Llevamos años escuchando, de boca de los presidentes estadounidenses, la cantinela del «Make America Great Again». Pero lo que no todo el mundo sabe es que allí, un excéntrico líder –y no es Trump– se propuso en los 90 recuperar el esplendor de un imperio mucho más grandioso.
Ser la tierra de las oportunidades tiene sus ventajas. Durante siglos, Norteamérica ha sido lugar de recepción de miles de personas que han abandonado sus lugares de origen en busca de una vida mejor –cosa que no siempre encontraron. Pero cuando todo es posible, también hay margen para los proyectos disparatados.
Esta historia, que parece sacada de un libro de ciencia ficción, comienza con Dwight York, un personaje de aúpa. Sobre su biografía hay mucha nebulosa, como corresponde a todo líder de masas. Pero una cosa es incuestionable, y es que este señor es el ideólogo del nuwaubanismo.
Se trata de una secta religiosa con unos principios tan altisonantes, que por momentos dan miedo y por momentos dan risa. Lo que más miedo da es que sus seguidores defienden la supremacía racial negra y consideran al resto genéticamente inferiores. De hecho, según la mitología nuwaubaniana, los blancos fueron creados para ser esclavos –¡Chúpate esa, Occidente!.
Por contra, los negros descienden de extraterrestres cuya piel, en origen verde, se tornó tizón al entrar en contacto con la atmósfera de la Tierra milenios atrás. Aquí es donde comienza la risa. Como tantas otras sectas y corrientes ocultistas, los nuwaubanianos defienden el origen extraterrestre de la humanidad, y no hacen ascos al shaverismo (creencia en un submundo de humanoides en las alcantarillas de las ciudades), al movimiento rastafari o al mito de la Atlántida.

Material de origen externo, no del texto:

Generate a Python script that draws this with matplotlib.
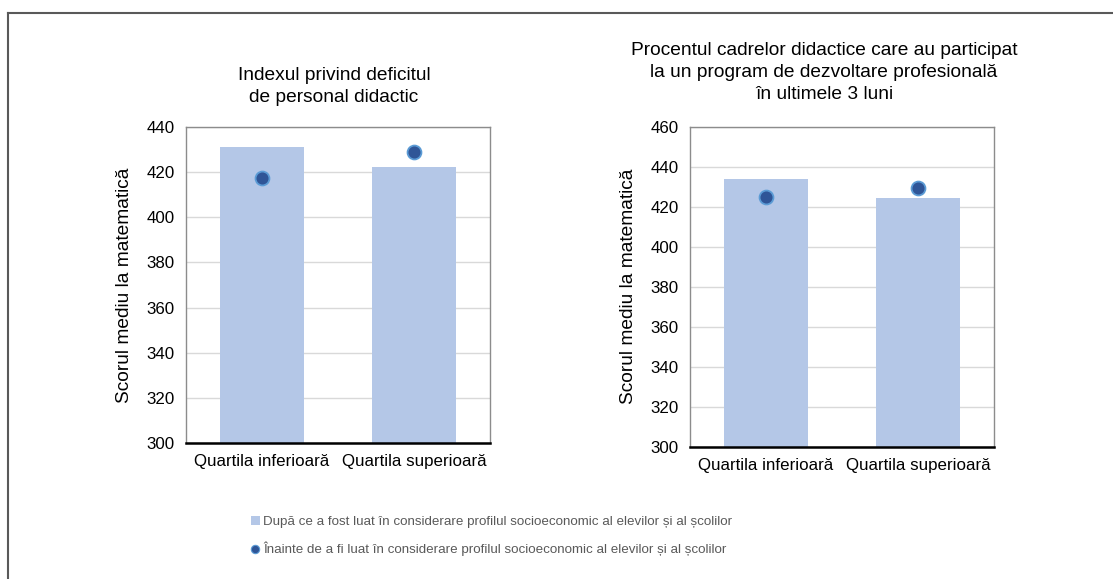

Sí, lo sé. No hay por dónde cogerlo. Pero la cosa funcionó, y en los años 90 la comunidad nuwaubaniana decidió adquirir unos terrenos en Eatonton, Georgia –la estadounidense–, para instalarse y materializar su utopía. Tocaba entonces decidir qué aspecto tendría el nuevo asentamiento. ¿Cómo maridar la supremacía negra con algo de Islam, con la Atlántida y con la ufología?
Pues blanco y en botella. Como siempre, Egipto es la civilización comodín, en especial para todo aquello que tenga que ver con lo esotérico. Así que Dwight York y los suyos se pusieron manos a la obra y levantaron un pueblo inspirado en un Antiguo Egipto low cost, más próximo a una discoteca de la Ruta del Bakalao que a Luxor.
Tama-Re –así lo bautizaron– contaba con sus pirámides, sus esfinges, sus palmeras artificiales. Incluso con un club nocturno ilegal, el Ramsés Dance Club, que acabó clausurado por la policía. Toda una fantasía milenaria en el rural norteamericano, que pretendía afirmar las raíces africanas del movimiento –no entraré en detalles, pero los nuwaubanianos consideran a los indios nativos Yamassee, de Georgia, originarios del Valle del Nilo.
Allí, como un neo-faraón, ejercía su poder absoluto Dwight York, presentado a sí mismo como una divinidad viviente, hijo de un príncipe sudanés y de una madre egipcia –aunque él es más de Boston que las alubias al horno. A menudo aparecía enfundado en ropajes egipcios y empuñando símbolos faraónicos.
Habréis notado que lo describo en pasado. Lo cierto es que el sueño egipcio del nuwaubanismo se esfumó hace más de una década, con la condena de Dwight York a 135 años de prisión por abusos a menores y otras lindezas. El terreno fue vendido, las máquinas entraron y el decorado egipcio cayó en cuestión de minutos, como una falla. Eso sí, solo físicamente, porque la comunidad sigue activa, venerando a un líder ahora convertido en mártir.
Total, que dejando de lado los delirios de grandeza de un pervertido, la experiencia del nuwaubanismo y Tama-Re son una buena muestra del papel del pasado en la legitimación de los proyectos más inverosímiles de nuestro tiempo. Esta vez con la voluntad de hacer «great again» a un Antiguo Egipto que, al final, acabó convirtiéndose en una neo-ruina.